Every time I feel stressed or down, I know that if I go and play something or listen to music, I will feel better. For example, I wrote my song "Desde lejos" which can be found in my first album, a few years after my dad died.

It was at a moment that I had the bitter sensation and fear of forgetting details of his persona but also the sweet memories of fragments of him. This song captures that and it helped me to accept it as part of life. The melody is fragmented as my memories were, but deeply felt, in particular in the extended vocalizations, like a primal expression.

What is your earliest memory of music?

I clearly remember some of the songs of my favorite TV characters from my childhood. Movement and music were very interesting to me from an early age.

Why and where does it come from?

My parents told me that I used to be a very lively girl who liked to sing all the time. And I have to confess that I have found many pictures in my family albums with me clearly singing at the top of my lungs—I may have been 3 years old at the most. I used to organize music presentations in which I directed and staged my little brother and I to entertain the rest of the family. I also loved writing short poems from an early age. I still have some of those notebooks.

Can you share with us how your interest evolved into a career path?

Although my parents were not musicians, they recognized that special interest I have, and when I asked for guitar lessons, they got me a teacher. I studied guitar since I was nine, and when I was 15 years old I started to take voice lessons with an old Italian ex-opera singer who then lived in Buenos Aires.

My high school music teacher was my main music mentor. He encouraged me to get into the National Music Conservatory. That opened a whole new world to me. I met all sorts of people; I got involved with different groups and ensembles and started to perform wonderful music, from opera to popular styles.

How has music and your relationship with music evolved through the years?

Looking back, I remember my early years as a musician and as an avid and energetic performer who was open to try different things, but maybe without a clear artistic direction. As the time went by, I realized what I wanted to say through music—and for that I needed to create my own music. Music became my way of expressing my vision of the world around me.
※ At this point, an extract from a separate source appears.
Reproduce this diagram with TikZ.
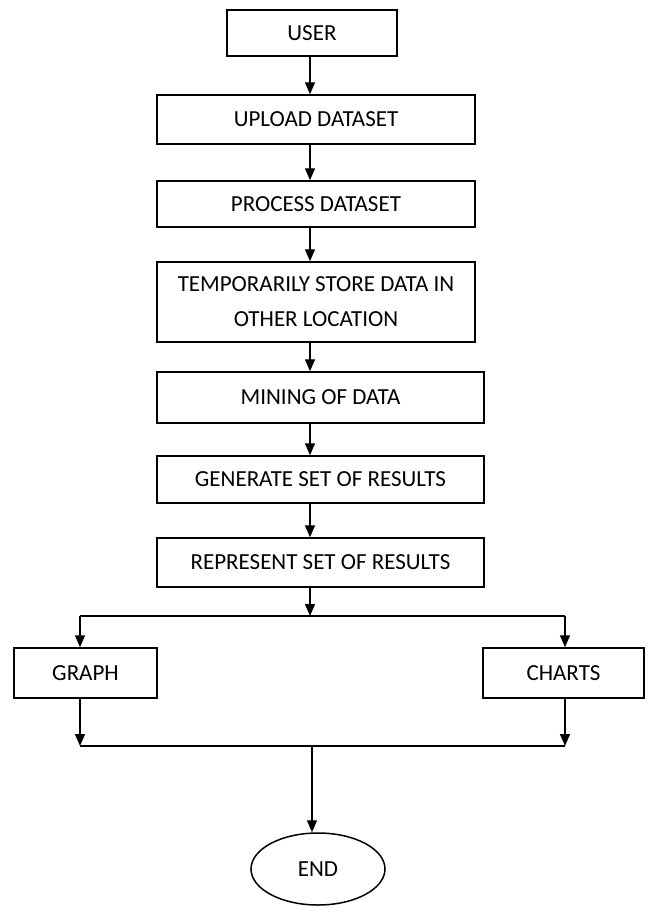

What is more difficult—creating original music or performing music?

Both present different types of challenges. Creating new music is exhilarating and draining. I become obsessed, and when I am in the process of writing a new song, that's all I can hear in my head. Performing the music of others is a challenge in the sense that I need to find a way of making it my own. I am at a point in my life in which I only want to sing songs that speak to me. There are melodies that give me room to permeate my persona through its notes; those are the only ones I really want to sing.

What does the concept of "Place" mean to you?

I created my own "place." It is a mobile concept for me. I have worked very hard to make my "place," a space where I can have the people I love the most around me. It is a space in which I can feel comfortable, secure and free of being myself.

From an immigrant's perspective what is the significance of place?

As an immigrant, I have been forced to consciously create my "place." But I feel lucky for that. It has made me stronger than what I always believe I could be.

Does place show up in your music, and if so, how?

Yes. Sometimes the concept of "place" appears in my music in a very particular way, with a certain nostalgia of the "place" I used to live in, my family and friends in Argentina, the streets of my former city.

You can clearly hear that in one of my last songs, "Como Exótica Flor." But more frequently, my music ponders about my "place" in this vast and problematic world, like in my song "Inmensa Soledad."